The winner of the prediction challenge (BU-NKU) performed a very sophisticated analysis, combining face analysis (from the entire video) and scene analysis (from the first image), both analyses contributing to the final decision. Face analysis extracted spatio-temporal featured from a pre-trained convolutional neural network (CNN) and using Gabor filters. Scene analysis features were also extracted with a pre-trained CNN. Acoustic features were extracted with the OpenSMILE tool. From the feature set, the personality traits are predicted with kernel ridge regression and from there on, the “invite for interview” is predicted using Random Forests.

For the explainability challenge, the BU-NKU team performed final predictions with a classifier based on binarized predicted OCEAN scores mapped to the binarized ground truth using a decision tree, a self-explanatory model that can be converted into an explicit recommender algorithm, using the trace of each decision from the root of the tree to the leaf. The verbal explanations are finally accompanied with the aligned image from the first face-detected frame and the bar graphs of corresponding mean normalized scores. Trained on the predicted OCEAN dimensions, this gave over 90% classification accuracy.

Note that another team (TUD), who did not enter the quantitative competition, nevertheless won forst place ex-aequo with the BU-NKU team on the explainability challenge.
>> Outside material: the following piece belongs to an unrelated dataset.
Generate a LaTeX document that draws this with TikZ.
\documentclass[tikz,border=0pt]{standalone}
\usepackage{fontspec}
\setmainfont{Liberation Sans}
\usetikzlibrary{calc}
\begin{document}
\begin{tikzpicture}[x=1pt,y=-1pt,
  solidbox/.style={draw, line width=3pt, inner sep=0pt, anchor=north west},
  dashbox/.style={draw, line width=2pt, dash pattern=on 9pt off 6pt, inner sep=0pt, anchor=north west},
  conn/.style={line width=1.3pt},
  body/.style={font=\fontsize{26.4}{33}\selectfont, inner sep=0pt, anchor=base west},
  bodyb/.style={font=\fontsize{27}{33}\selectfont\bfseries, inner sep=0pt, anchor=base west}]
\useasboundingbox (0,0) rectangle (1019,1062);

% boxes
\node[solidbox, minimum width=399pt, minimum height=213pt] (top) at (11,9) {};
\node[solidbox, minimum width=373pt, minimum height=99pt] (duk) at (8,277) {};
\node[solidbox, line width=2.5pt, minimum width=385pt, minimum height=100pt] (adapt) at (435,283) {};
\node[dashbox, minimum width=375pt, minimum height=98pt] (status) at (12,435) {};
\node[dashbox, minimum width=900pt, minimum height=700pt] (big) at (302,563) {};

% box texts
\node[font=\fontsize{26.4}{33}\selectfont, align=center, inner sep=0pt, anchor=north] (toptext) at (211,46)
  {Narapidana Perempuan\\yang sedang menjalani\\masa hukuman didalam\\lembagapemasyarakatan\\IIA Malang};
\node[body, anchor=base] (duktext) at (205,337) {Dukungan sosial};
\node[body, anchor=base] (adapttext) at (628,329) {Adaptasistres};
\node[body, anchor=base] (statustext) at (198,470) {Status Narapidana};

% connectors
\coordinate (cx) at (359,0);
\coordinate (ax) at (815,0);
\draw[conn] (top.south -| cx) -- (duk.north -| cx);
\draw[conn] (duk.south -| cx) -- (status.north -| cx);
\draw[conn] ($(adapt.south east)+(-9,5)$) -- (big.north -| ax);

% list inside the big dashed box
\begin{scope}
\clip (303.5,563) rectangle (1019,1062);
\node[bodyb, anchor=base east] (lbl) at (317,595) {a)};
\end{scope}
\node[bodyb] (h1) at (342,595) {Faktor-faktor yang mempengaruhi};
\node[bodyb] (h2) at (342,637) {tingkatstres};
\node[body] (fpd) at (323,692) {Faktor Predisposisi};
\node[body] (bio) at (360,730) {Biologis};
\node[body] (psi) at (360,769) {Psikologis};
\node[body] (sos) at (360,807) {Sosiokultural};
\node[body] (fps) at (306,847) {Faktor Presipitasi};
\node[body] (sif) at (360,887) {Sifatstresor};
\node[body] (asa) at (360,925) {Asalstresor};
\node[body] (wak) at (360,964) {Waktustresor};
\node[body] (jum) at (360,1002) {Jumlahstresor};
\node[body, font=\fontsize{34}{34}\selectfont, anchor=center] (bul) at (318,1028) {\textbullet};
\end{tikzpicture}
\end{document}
Interestingly, they added facial features (using OpenFace) and text features (using published “Readability” features) in an effort to capture level of education from the sophistication of language, which was not captured by personality traits. They then used PCA to reduce dimention, and the coefficients of a linear regression model, fed back into the PCA model to generate explanations.

Skin image classification Also, the on-going collaboration with Roman Hossein Khonsari, surgeon at Necker hospital, is continuing, on the topic of skin disease image classification, with the goal of explaining how the trained neural networks produce their predictions, in order to be trusted by users. For this, we analyse the features that are learned, and show which ones are found in each image example.

Model systematic bias and reliability

A related problem is the reliability of models and their robustness to bias. We initiated research on this topic in the context of eliminating bias of Hight Energy Physiscs simulators. Discovering new particules relies on making accurate simulations of particle traces in detectors to diagnose collision events in high energy experiments. We are working on data from the ATLAS experiment at CERN, in collaboration with David Rousseau at the Laboratoire de l'Accelerateur Lineaire (LAL). We produced two preliminary studies on this topic: Adversarial learning to eliminate systematic errors: a case study in High Energy Physics [32] and Robust deep learning: A case study [43].

This line of research will extend to the calibration of other simulators, particularly energy transport and distribution simulators and medical data simulators, which we are working on in the context of other projetcs.

Beyond the calibration of simulators, we are also interested in using such approaches to forter fairness and de-bias data. For instance, in the “personality trait” data mentionned in the previous section, our analysis shows that labelers are biased favorably towards females (vs. males) and unfavorably towards African-American (vs. Caucasian or Asian).